AV valves are located between the atria and ventricles. They open when atrial pressure exceeds ventricular pressure, which occurs during diastole. When the ventricles contract, the resulting pressure drives the leaflets upward until their edges meet and close. Papillary muscles contract and Chordae Tendineae tighten to prevent the leaflets from inverting or prolapsing into the atria.

The Tricuspid Valve resides between the Right Atrium (RA) and Right Ventricle (RV). Its orifice is larger than the Mitral Valve. It consists of three leaflets: Anterior (largest), Septal (medial), and Posterior. Its apparatus includes an annulus, leaflets, chordae tendineae, and three papillary muscles (anterior, posterior, and medial/septal). The posterior leaflet of the tricuspid valve may have 11 to 33 sections called scallops.

The Mitral Valve (Bicuspid Valve) is located between the LA and LV. It consists of two leaflets: Anterior (largest) and Posterior. These are joined at two commissures: the Lateral Commissure and the Medial Commissure. The mitral apparatus includes the annulus, leaflets, chordae tendineae, two papillary muscles (posterior and anterior), and the ventricular myocardium. According to Carpentier’s nomenclature, the leaflets are divided into scallops. The Anterior leaflet is termed "A" (A1A1 lateral third, A2A2 middle third, A3A3 medial third). The Posterior leaflet is termed "P" (P1P1 lateral third, P2P2 middle third, P3P3 medial third).

Anatomy of the Semilunar Valves

Semilunar valves include the Aortic and Pulmonic valves. They comprise three crescent moon-shaped cusps attached to the artery wall by a convex outer margin. These valves open during systole when ventricular pressure exceeds arterial pressure, allowing ejection. They prevent backflow into the ventricles during diastole.

The Aortic Valve allows blood to flow from the LV to the Aorta. It has three cusps: Right coronary, Left coronary, and Non-coronary (sometimes referred to as posterior). Each cusp has a Commissure, a lunule, a Nodule of Arantii (or Nodule of Arantius), and a Sinus of Valsalva. Portions of the Non-coronary cusp (NCC) are continuous with the Anterior Mitral Valve Leaflet (AMVL), a region known as the aortic mitral curtain. The most common congenital heart defect in the adult population is a Bicuspid Aortic Valve.
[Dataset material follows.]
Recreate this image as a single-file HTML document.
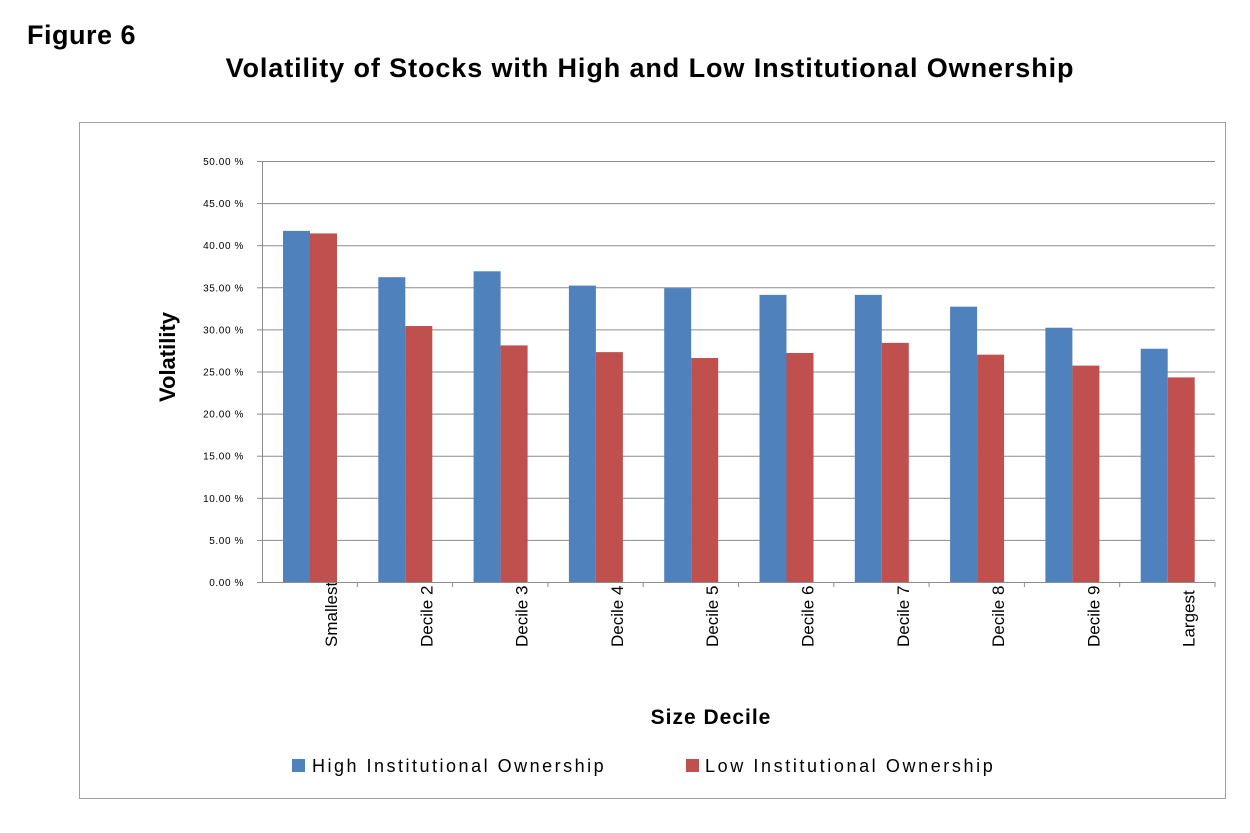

The Pulmonary Valve is located between the RV and the pulmonary artery. It consists of three cusps: Right, Left, and Anterior. Each cusp features a small nodule at the tip called the nodule of Arantius. The mid-portion of each cusp contains an indentation called the Lunule, and behind each cusp is a pouch-like dilation called the Sinus.

Questions & Discussion

Test yourself:

  • This is the time that all the valves are closed and the pressures are increasing.     Response: Isovolumic contraction (IVCT).

  • This is the period of time that the ventricles are filling.     Response: Diastole.

  • The ventricles fill ______% during rapid filling.     Response: While specific numbers vary by source, the transcript focuses on this as the primary filling phase.

  • Atrial systole is also known as __________.     Response: Atrial kick.

  • The semilunar valves are open during _________.     Response: Systole.

  • The atrioventricular valves are open during _______.     Response: Diastole.